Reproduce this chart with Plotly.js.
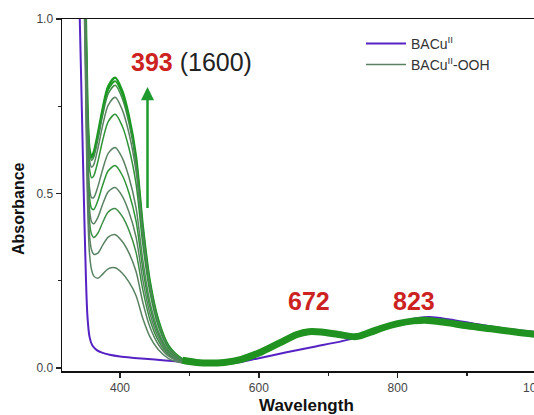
<!DOCTYPE html>
<html>
<head>
<meta charset="utf-8">
<script src="https://cdn.plot.ly/plotly-3.0.1.min.js"></script>
<style>
  html, body { margin: 0; padding: 0; overflow: hidden; background: #fff; }
  #chart { width: 560px; height: 415px; }
</style>
</head>
<body>
<div id="chart"></div>
<script>
// UV-vis spectra: BACu(II) and its conversion to BACu(II)-OOH

// BACu(II) starting complex
const wlCu = [338, 342, 345, 348, 351, 353, 356, 360, 366, 374, 385, 400, 420, 450, 480, 510, 540, 565,
              600, 640, 680, 720, 745, 780, 815, 845, 875, 910, 950, 1000];
const absCu = [1.30, 1.00, 0.74, 0.48, 0.25, 0.15, 0.09, 0.065, 0.052, 0.044, 0.038, 0.033, 0.029, 0.024,
               0.019, 0.014, 0.012, 0.014, 0.028, 0.045, 0.061, 0.077, 0.090, 0.114, 0.137, 0.146, 0.139,
               0.127, 0.114, 0.103];

// BACu(II)-OOH growth spectra, UV part (393 nm band)
const wlUV = [347, 350, 353, 356, 359, 362, 368, 375, 383, 393, 403, 413, 423, 433, 443, 455, 470, 490, 510];
const ooh01 = [1.419, 1.109, 0.759, 0.628, 0.608, 0.618, 0.671, 0.743, 0.807, 0.832, 0.795, 0.720, 0.606, 0.403, 0.248, 0.138, 0.063, 0.025, 0.012];
const ooh02 = [1.415, 1.104, 0.754, 0.623, 0.602, 0.612, 0.663, 0.735, 0.798, 0.822, 0.786, 0.712, 0.599, 0.398, 0.245, 0.136, 0.062, 0.025, 0.012];
const ooh03 = [1.410, 1.099, 0.748, 0.616, 0.595, 0.604, 0.654, 0.724, 0.786, 0.810, 0.774, 0.701, 0.590, 0.392, 0.242, 0.134, 0.061, 0.025, 0.012];
const ooh04 = [1.396, 1.083, 0.731, 0.598, 0.575, 0.582, 0.628, 0.695, 0.753, 0.776, 0.741, 0.672, 0.565, 0.376, 0.232, 0.129, 0.059, 0.024, 0.012];
const ooh05 = [1.377, 1.061, 0.706, 0.571, 0.545, 0.550, 0.591, 0.652, 0.706, 0.727, 0.694, 0.629, 0.529, 0.352, 0.218, 0.121, 0.056, 0.023, 0.011];
const ooh06 = [1.339, 1.019, 0.659, 0.518, 0.488, 0.488, 0.519, 0.569, 0.615, 0.632, 0.603, 0.546, 0.460, 0.307, 0.190, 0.107, 0.050, 0.021, 0.011];
const ooh07 = [1.318, 0.995, 0.633, 0.490, 0.457, 0.454, 0.479, 0.524, 0.565, 0.580, 0.553, 0.501, 0.422, 0.282, 0.175, 0.098, 0.046, 0.020, 0.011];
const ooh08 = [1.293, 0.967, 0.601, 0.455, 0.419, 0.413, 0.431, 0.469, 0.505, 0.517, 0.493, 0.446, 0.376, 0.251, 0.157, 0.089, 0.042, 0.019, 0.010];
const ooh09 = [1.269, 0.940, 0.571, 0.422, 0.383, 0.374, 0.386, 0.417, 0.447, 0.457, 0.435, 0.394, 0.332, 0.223, 0.139, 0.079, 0.038, 0.017, 0.010];
const ooh10 = [1.239, 0.906, 0.534, 0.381, 0.338, 0.326, 0.329, 0.352, 0.375, 0.382, 0.363, 0.329, 0.277, 0.187, 0.118, 0.068, 0.034, 0.016, 0.010];
const ooh11 = [1.201, 0.863, 0.486, 0.329, 0.281, 0.264, 0.257, 0.269, 0.284, 0.287, 0.272, 0.246, 0.208, 0.141, 0.090, 0.053, 0.027, 0.014, 0.009];
const oohSeries = [ooh01, ooh02, ooh03, ooh04, ooh05, ooh06, ooh07, ooh08, ooh09, ooh10, ooh11];

// Visible / NIR part, common to all BACu(II)-OOH spectra (672 and 823 nm bands)
const wlVis = [490, 510, 530, 550, 575, 600, 630, 655, 672, 690, 715, 740, 760, 780, 800, 823, 840, 870,
               900, 940, 970, 1000];
const absVis = [0.022, 0.016, 0.014, 0.016, 0.025, 0.043, 0.072, 0.096, 0.104, 0.103, 0.096, 0.090, 0.102,
                0.116, 0.127, 0.135, 0.137, 0.130, 0.121, 0.111, 0.103, 0.096];

// Axis ticks
const xTicks = [400, 600, 800, 1000];
const xTickText = ['400', '600', '800', '1000'];
const xMinor = [500, 700, 900];
const yTicks = [0, 0.5, 1.0];
const yTickText = ['0.0', '0.5', '1.0'];
const yMinor = [0.25, 0.75];

// Band labels
const bandWl = [672, 823];
const bandLabelY = 0.1925;
const uvBand = 393;
const uvEps = 1600;

const purple = '#5522c4';
const greenBright = '#1c9a22';
const greenGrey = '#5a8262';
const greenColors = [greenBright, greenBright, '#3c8d45', greenGrey, '#2f9438', greenGrey,
                     '#2f9438', greenGrey, '#3c8d45', greenGrey, greenGrey];
const greenWidths = [2.4, 1.8, 1.5, 1.5, 1.5, 1.5, 1.5, 1.5, 1.5, 1.5, 1.5];

const font = 'Arial, "Liberation Sans", sans-serif';

const traces = [];
traces.push({
  x: wlCu, y: absCu, type: 'scatter', mode: 'lines',
  name: 'BACu<sup>II</sup>',
  legendrank: 1,
  line: { color: purple, width: 2, shape: 'spline', smoothing: 0.8 },
  hoverinfo: 'skip'
});
oohSeries.forEach((s, i) => {
  traces.push({
    x: wlUV, y: s, type: 'scatter', mode: 'lines',
    name: 'BACu<sup>II</sup>-OOH',
    showlegend: i === 3,
    legendrank: 2,
    line: { color: greenColors[i], width: greenWidths[i], shape: 'spline', smoothing: 0.8 },
    hoverinfo: 'skip'
  });
});
traces.push({
  x: wlVis, y: absVis, type: 'scatter', mode: 'lines',
  showlegend: false,
  line: { color: '#1f921f', width: 7, shape: 'spline', smoothing: 0.9 },
  hoverinfo: 'skip'
});

const axisCommon = {
  ticks: 'outside', ticklen: 5, tickwidth: 1.4, tickcolor: '#222',
  showline: true, linecolor: '#111', linewidth: 1.5, mirror: true,
  showgrid: false, zeroline: false,
  tickfont: { family: font, size: 12, color: '#444' }
};

const layout = {
  width: 560, height: 415,
  margin: { l: 62, r: 0, t: 19, b: 44 },
  paper_bgcolor: '#fff', plot_bgcolor: '#fff',
  showlegend: true,
  legend: {
    x: 0.6004, y: 0.975, xanchor: 'left', yanchor: 'top',
    bgcolor: 'rgba(0,0,0,0)', borderwidth: 0,
    itemwidth: 40,
    font: { family: font, size: 14, color: '#333' },
    traceorder: 'normal'
  },
  xaxis: Object.assign({}, axisCommon, {
    range: [316.4, 1034.0],
    tickmode: 'array', tickvals: xTicks, ticktext: xTickText,
    minor: { tickmode: 'array', tickvals: xMinor, ticks: 'outside', ticklen: 3, tickcolor: '#222', showgrid: false }
  }),
  yaxis: Object.assign({}, axisCommon, {
    range: [-0.0086, 1.0],
    tickmode: 'array', tickvals: yTicks, ticktext: yTickText,
    minor: { tickmode: 'array', tickvals: yMinor, ticks: 'outside', ticklen: 3, tickcolor: '#222', showgrid: false }
  }),
  annotations: [
    {
      // x-axis title
      x: 668.7, y: -0.099, xref: 'x', yref: 'paper', xanchor: 'center', yanchor: 'middle',
      showarrow: false,
      text: '<b>Wavelength</b>', font: { family: font, size: 17, color: '#111' }
    },
    {
      // y-axis title
      x: -0.0884, y: 0.463, xref: 'paper', yref: 'paper', xanchor: 'center', yanchor: 'middle',
      showarrow: false, textangle: -90,
      text: '<b>Absorbance</b>', font: { family: font, size: 16, color: '#111' }
    },
    {
      x: 503, y: 0.876, xref: 'x', yref: 'y', showarrow: false,
      text: '<b><span style="color:#cc2222">' + uvBand + '</span></b> (' + uvEps + ')',
      font: { family: font, size: 25, color: '#222' }
    },
    {
      x: bandWl[0], y: bandLabelY, xref: 'x', yref: 'y', showarrow: false,
      text: '<b>' + bandWl[0] + '</b>', font: { family: font, size: 25, color: '#cc2222' }
    },
    {
      x: bandWl[1], y: bandLabelY, xref: 'x', yref: 'y', showarrow: false,
      text: '<b>' + bandWl[1] + '</b>', font: { family: font, size: 25, color: '#cc2222' }
    },
    {
      // growth arrow for the 393 nm band
      x: 439.6, y: 0.805, ax: 439.6, ay: 0.454,
      xref: 'x', yref: 'y', axref: 'x', ayref: 'y',
      text: '', showarrow: true, arrowhead: 2, arrowsize: 1.05, arrowwidth: 2.5,
      arrowcolor: '#1f9a2f'
    }
  ]
};

Plotly.newPlot('chart', traces, layout, { staticPlot: true, displayModeBar: false });
</script>
</body>
</html>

### Aim of the exercise:
Leave out the pictures and restate, word for word, the lines from the top of the data through the line containing "0.127, 0.114, 0.103];", both included.

### Exercise output:
Reproduce this chart with Plotly.js.
<!DOCTYPE html>
<html>
<head>
<meta charset="utf-8">
<script src="https://cdn.plot.ly/plotly-3.0.1.min.js"></script>
<style>
  html, body { margin: 0; padding: 0; overflow: hidden; background: #fff; }
  #chart { width: 560px; height: 415px; }
</style>
</head>
<body>
<div id="chart"></div>
<script>
// UV-vis spectra: BACu(II) and its conversion to BACu(II)-OOH

// BACu(II) starting complex
const wlCu = [338, 342, 345, 348, 351, 353, 356, 360, 366, 374, 385, 400, 420, 450, 480, 510, 540, 565,
              600, 640, 680, 720, 745, 780, 815, 845, 875, 910, 950, 1000];
const absCu = [1.30, 1.00, 0.74, 0.48, 0.25, 0.15, 0.09, 0.065, 0.052, 0.044, 0.038, 0.033, 0.029, 0.024,
               0.019, 0.014, 0.012, 0.014, 0.028, 0.045, 0.061, 0.077, 0.090, 0.114, 0.137, 0.146, 0.139,
               0.127, 0.114, 0.103];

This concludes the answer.